“I wanted to finish something left undone.”
“There’s nothing very dramatic. I didn’t drop out of school because of personal tragedy or hardship or anything. I was a crappy student, and I was very immature, and I was having a blast. So the fun was more important than the education at that point,” he said.
Now a little more than five years after he visited the bookstore for gifts, he’s receiving perhaps the ultimate Jayhawk gift: he’s completing his KU degree and will walk down the Hill at the same time as his daughter, Maureen.
“At one class a semester and a total of 11 classes and five and a half years later, here I am,” Dan said.
When they walk down the Hill, Dan will celebrate completion of a bachelor’s in English and Maureen, a master’s in social work. He took most of his classes at the KU Edwards Campus plus a few general education requirements at Johnson County Community College.
“It felt like something left undone,” Dan said of his degree. “I don’t like these loose threads hanging around.
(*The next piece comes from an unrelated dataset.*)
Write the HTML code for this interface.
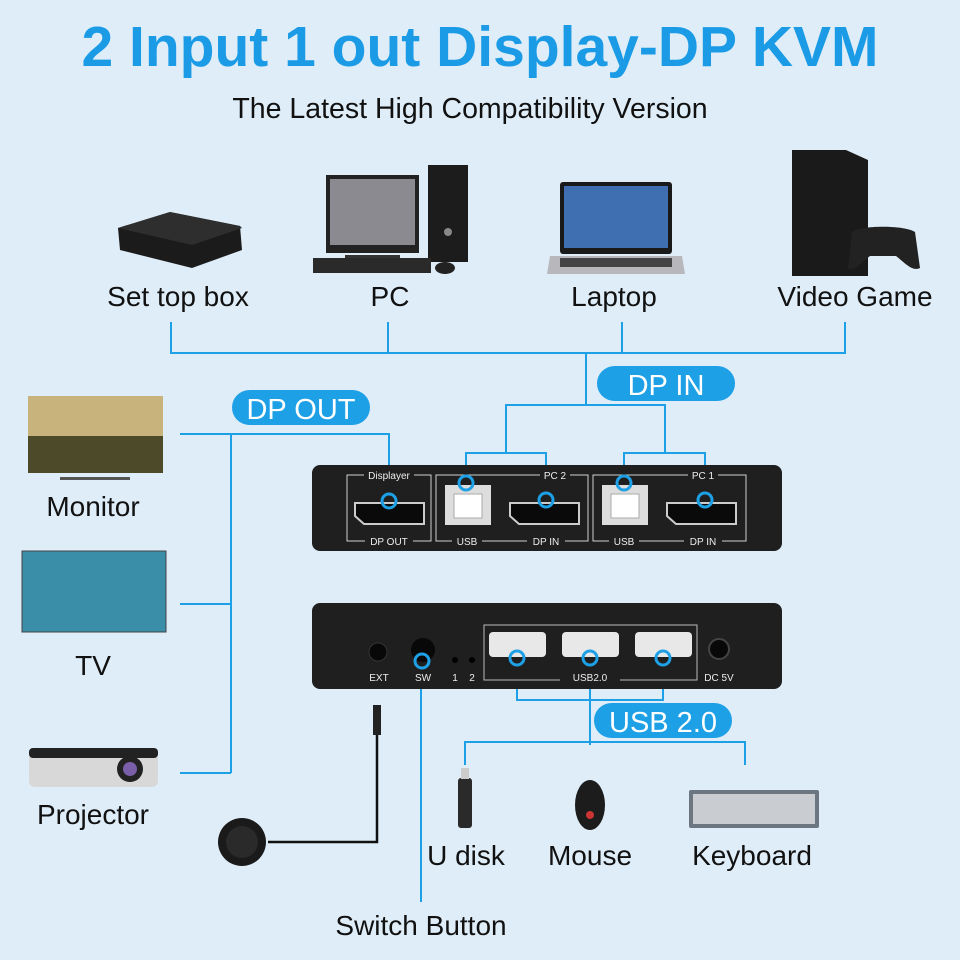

When I went into the (advisor) I thought I might have been a little bit closer than I was. … With any luck at all, I was going to be five years older at some point anyway and I could either have this under my belt or have this loose thread.”
Although the event is a momentous occasion for their family, the timing was purely coincidental. Maureen started at another university to study nursing, then transferred to KU to pursue her true passion of social work. The transfer added some time to her degree completion, yet she and her father didn’t realize they would graduate together until just a few months ago.
“We didn’t even really think about it until after the first of the year,” Dan said.
Dan and Maureen have never taken a class together, but they have frequently shared interesting discoveries from their classes.
“That’s one thing I think we have in common,” Maureen said. “I love learning about new things that I’ve never heard of before. I’ve had awesome professors at KU, too. They make it worthwhile.”
“I can honestly say that the eight classes I took at KU, I really enjoyed them all,” Dan said. “African-American literature was one of my favorites. She was the best teacher ever, Giselle Anatol.”
They’ve also relied on each other for motivation get through their last semester.
“At the start of this semester, I told her at the outset when I got my syllabus there were a total of eight things. When I got done with the eight things I would be completely done. So I’ll call her up and say, ‘I’ve got six things done!’ ”
“I said that today, ‘I’ve got three things,’ ” Maureen said.
After graduation, Dan will have more free time now that he won’t have to balance part-time coursework and his full-time job in Kansas City. When he retires a few years down the road, he’d like to use his degree to work as a substitute elementary school teacher. Maureen has a position through the summer at Operation Breakthrough in Kansas City and is applying and interviewing for positions beyond that.
Anne Mercer, wife and mother of the two graduates, is clearly proud of their accomplishments and hopes their story could be the push other students might need to finish their education.
“I have my master’s degree, so education has always been important to me. So to see him at 56 getting his degree, I just think it’s an inspiring story. It’s never too late. I’m so proud of him,” Anne said. “And for her and knowing what her first year and a half of school was like and to come back and graduate with her master’s, I am just so encouraged and inspired. Never give up. You can do it.”